7 responses to “In 1987, Every Day Was Halloween”

  1. Patrick (Nerd Out WIth Me) Avatar

    This was an awesome read. Brought back a lot of memories for me. The cycle of costumes made me laugh to myself. It’s amazing that you remember so vividly all the costumes and moments. I have only vague memories of specific costumes. And I guess it ended up working out that you didn’t become a special effects artist – with the allergy to latex. (I try to always see the upside in everything.)

    1. Tintod Avatar
      Tintod

      Thanks for reading. Indeed, my memory is sharp for things like this, but I can barely remember a phone number.

      I do feel like I dodged a bullet by not going into special effects.
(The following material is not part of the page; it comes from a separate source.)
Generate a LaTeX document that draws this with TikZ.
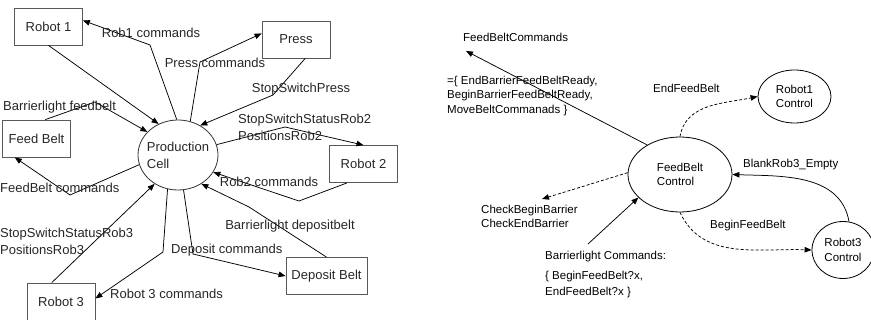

Both because of the latex allergy and also because there’s less need for practical effects these days. Maybe i’ll put my creative energies into making adult Ben Cooper style costumes.

  2. Corkface Avatar
    Corkface

    Another great post, thanks for reminding me of that Make-Up Monsters book, had completely forgotten about it.

    1. Tintod Avatar
      Tintod

      Indeed. I just ordered a used copy online. I might try out some of the monster recipes.

  3. The Goodwill Geek Avatar

    This has to be one of the best blog posts I have read… well almost… ever I guess. This was genuinely a quality read. I love how you tie a lot of your personal growth as a person, and a lot of your personal family relationships to your Halloween experiences. I could see this published. Great, great stuff. I’m sharing the HELL out of this.

    1. Tintod Avatar
      Tintod

      Thank you, that means a lot to me. One of the reasons I started doing this was to try and make sense of myself. At times it feels like a whole bunch of navel gazing, so it’s nice to hear that it can be entertaining to others. I’ve noticed on your blog that your daughter has an interest in effects makeup, and she’s quite talented from the looks of it. Good kid you’ve got there.

  4. caffeinatedjoe Avatar
    caffeinatedjoe

    Great, great post! You nailed the Halloweens of the past so well, I must have grown up at the same time as you. Funny how things change over time. Thanks for posting and sharing! Happy Halloween!